Convoy
At the staging point, the convoy slowly moves into formation
like the dark, imposing buildings of a floating, moving town,
till they all are in alignment, the command to warp is given,
and each ship becomes a silent, skinless world unto its own.
At the center of the convoy is an armored deep-space transport;
it is filled with many thousand cubic meters worth of fuel
for the distant frontier station that will be their destination;
but the way that they will have to take is long and hard and cruel.
Somewhere along the way, a bloody battlefield is waiting
to well up from the depths of space and catch them unawares.
They all wait for it to happen, from their weaponless positions;
exchange smiles of reassurance, to alleviate their fears.
How far away it is, the distant safety of the harbor,
and how thin, the walls that shield them from the emptiness outside.
They can hear their own hearts beating, they can hear the next man breathing,
and they do their work in silence, each one pale and terrified.
They have lived through other journeys; staggered blind through smoke and gas leaks
over decks that were ripped open and exposed to empty space
while toxic fumes were leaking through the filters of their jumpsuits;
and each place where there was air to breathe, was already ablaze.
They've sat crammed in flimsy jumpcraft to escape the conflagration,
with nothing but a thruster drive to move themselves around.
They have wondered which comes first of suffocation and starvation,
while they've sent their distress signals, in the hope they will be found.
They are not in any navy. They're not warriors or soldiers.
They are ordinary people. They are only in the war.

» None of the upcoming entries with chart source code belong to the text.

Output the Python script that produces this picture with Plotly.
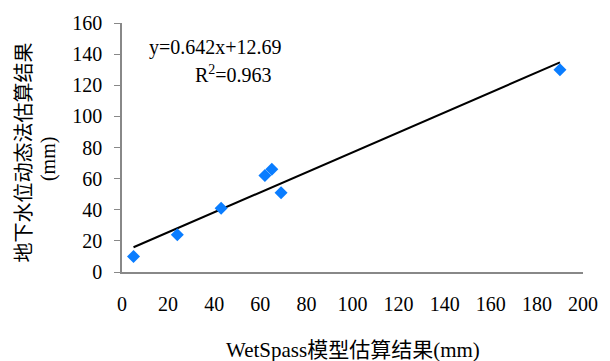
import plotly.graph_objects as go

# data
wetspass = [5, 24, 43, 62, 65, 69, 190]
water_level = [10, 24, 41, 62, 66, 51, 130]
slope = 0.642
intercept = 12.69
r2 = 0.963
x_ticks = [0, 20, 40, 60, 80, 100, 120, 140, 160, 180, 200]
y_ticks = [0, 20, 40, 60, 80, 100, 120, 140, 160]

serif = "Liberation Serif, Times New Roman, serif"
cjk = "Liberation Serif, Noto Sans CJK SC, serif"

fit_x = [min(wetspass), max(wetspass)]
fit_y = [slope * v + intercept for v in fit_x]

# plot area in page pixels: x 122..593, y 22..272
L, R, T, B = 122, 593, 22, 272
W, H = 610, 361


def px(xp):
    return (xp - L) / (R - L)


def py(yp):
    return (B - yp) / (B - T)


fig = go.Figure()
fig.add_trace(go.Scatter(x=fit_x, y=fit_y, mode="lines",
                         line=dict(color="black", width=2), showlegend=False))
fig.add_trace(go.Scatter(x=wetspass, y=water_level, mode="markers",
                         marker=dict(symbol="diamond", size=10, color="#0A7DFF"),
                         showlegend=False))

fig.update_layout(
    width=W, height=H,
    margin=dict(l=L, r=W - R, t=T, b=H - B, pad=0),
    plot_bgcolor="white", paper_bgcolor="white",
    font=dict(family=serif, size=20, color="black"),
    xaxis=dict(range=[0, 200], tickvals=x_ticks, showgrid=False, zeroline=False,
               showline=True, linecolor="#888", linewidth=1.5, ticks="",
               ticklabelstandoff=13, tickfont=dict(family=serif, size=20)),
    yaxis=dict(range=[0, 160], tickvals=y_ticks, showgrid=False, zeroline=False,
               showline=True, linecolor="#888", linewidth=1.5, ticks="outside",
               ticklen=6, tickcolor="#888", ticklabelstandoff=8,
               tickfont=dict(family=serif, size=20)),
    annotations=[
        dict(text=f"y={slope}x+{intercept}", xref="paper", yref="paper",
             x=px(218), y=py(47), xanchor="center", yanchor="middle",
             showarrow=False, font=dict(family=serif, size=20)),
        dict(text=f"R<sup>2</sup>={r2}", xref="paper", yref="paper",
             x=px(236), y=py(73), xanchor="center", yanchor="middle",
             showarrow=False, font=dict(family=serif, size=20)),
        dict(text="地下水位动态法估算结果", xref="paper", yref="paper",
             x=px(22), y=py(152), xanchor="center", yanchor="middle",
             showarrow=False, textangle=-90, font=dict(family=cjk, size=20)),
        dict(text="(mm)", xref="paper", yref="paper",
             x=px(47), y=py(159), xanchor="center", yanchor="middle",
             showarrow=False, textangle=-90, font=dict(family=serif, size=20)),
        dict(text="WetSpass模型估算结果(mm)", xref="paper", yref="paper",
             x=px(358), y=py(350), xanchor="center", yanchor="middle",
             showarrow=False, font=dict(family=cjk, size=21)),
    ],
)

fig.write_html("out.html",
               config={"displayModeBar": False},
               post_script="document.body.style.margin='0';"
                           "document.body.style.overflow='hidden';")
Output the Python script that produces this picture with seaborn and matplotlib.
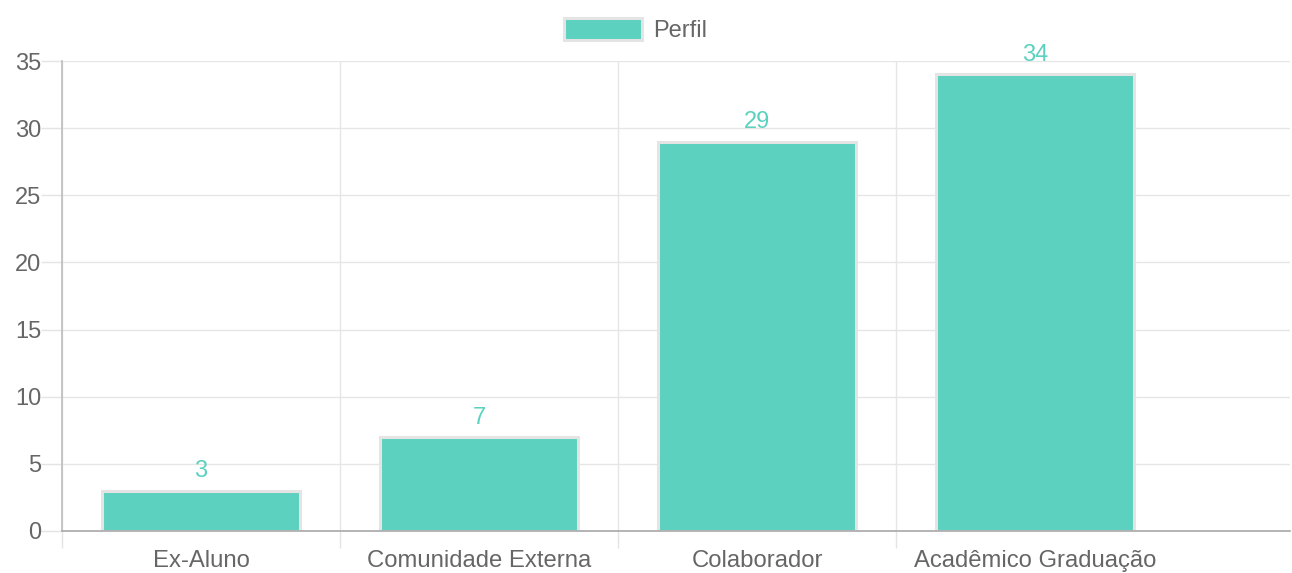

They have only one desire as they step aboard their vessel:
To survive another journey, like they did the ones before.
An explosion! Are they hit? No - no, not they - the ship behind them.
Then the enemy's upon them, and explosions flash through space.
An escort frigate hurls itself against the first attackers,
letting loose with all its weapons as it savagely gives chase.
All the escorts know what hate is. They have orders to keep moving,
to fly past the burning wrecks, and leave survivors to their fate.
They have heard their call signs screamed in desperation on the comm-link;
and those dead men's voices drive them on, to hunt and kill and hate.
Then, in the very moment the attacker catches fire
And the escort captain signals to the convoy that they've won,
the torpedoes hit the transport, tearing through the hull amidships,
and the cargo catches fire. It is over. They are done.
And the convoy moves on forward. One more comm-link channel muted,
so that they won't need to listen to the final, horrid screams.
Instead, they all keep quiet, with their gazes fixed before them,
and a swift, unspoken prayer to the tired escort teams.
Till the next gate, and the next one, till their sleepless watch is over,
till they dock their ships and disembark as tired, haunted men,
till they drown the screams and whispers in the mercy of a bottle,
till the ship takes on new cargo, and they must embark again.